Parker Teachers in the Spotlight
An Improvised Duo with a Musical Trio
When I heard that Parker’s own music teachers Alec Synakowski and Rob Denien and SK-teacher Dana O’Brien were performing an improvised show at Second City, I honestly did not know what to expect. I could not have been more pleasantly surprised. Improvised shows can really be hit or miss, but “The Sights and Sounds of Sheila’s Sister and her Musical Cousins,” performed on September 17, did not disappoint.
The structure was unlike any improv show that I have ever seen. As audience members filed into Judy’s Beat Lounge, Denien, Synakowski, and the third member of their trio—“Her Musical Cousins”— Jamee Guerra, a music teacher at Baker Demonstration School, played banjo, piano, and the keyboard, respectively. Though they had not been playing more than five minutes, it was easy to tell that they were jammin’ and having a good time playing great music together.
Synakowski opened the show by telling the audience that though they had been practicing together for weeks before the show began, they had never rehearsed what we were about to see, which we would also never see again. To kick off the show, he asked for a suggestion of an emotion, and the trio began to play. At first, I thought it was just going to be the three musicians playing for an hour, but then two people appeared on stage and seamlessly began to perform an improvised scene. It was some of the most clever improvisation I have seen.

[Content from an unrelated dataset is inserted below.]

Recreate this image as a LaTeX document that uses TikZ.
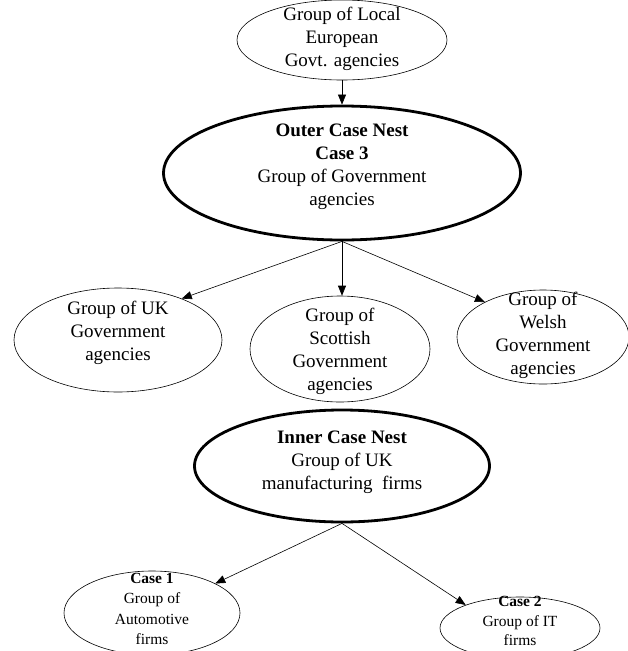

These two actors were the incredibly talented Dana and Edmund O’Brien, a married couple who have been improvising for over 25 years together. This is when I caught on to the way the show would work. Her Musical Cousins’ songs would help the O’Briens’ improv scenes which would then help the musicians play a new song. Or, as the Second City website, put it: “[Audience] suggestions and choice of instruments will inspire them to inspire each other.”
When the stage lights shut off, signaling the scene had ended, the band would ask for another suggestion, begin to play a new tune, and the actors would walk back on stage ready with a new idea for a scene inspired by that song. In one scene, the actors were miming playing with drones, and the musicians would make sounds to indicate if the drone was flying or falling, and everyone in the room, both on stage and in the audience, was able to catch on right away.
The show was so much fun to watch, but I will admit that, content wise, it was intended for a more mature, adult audience. Still, I think anyone in the Upper School would have enjoyed the show immensely. This was one of the funniest shows I have seen in a long time on a Second City stage.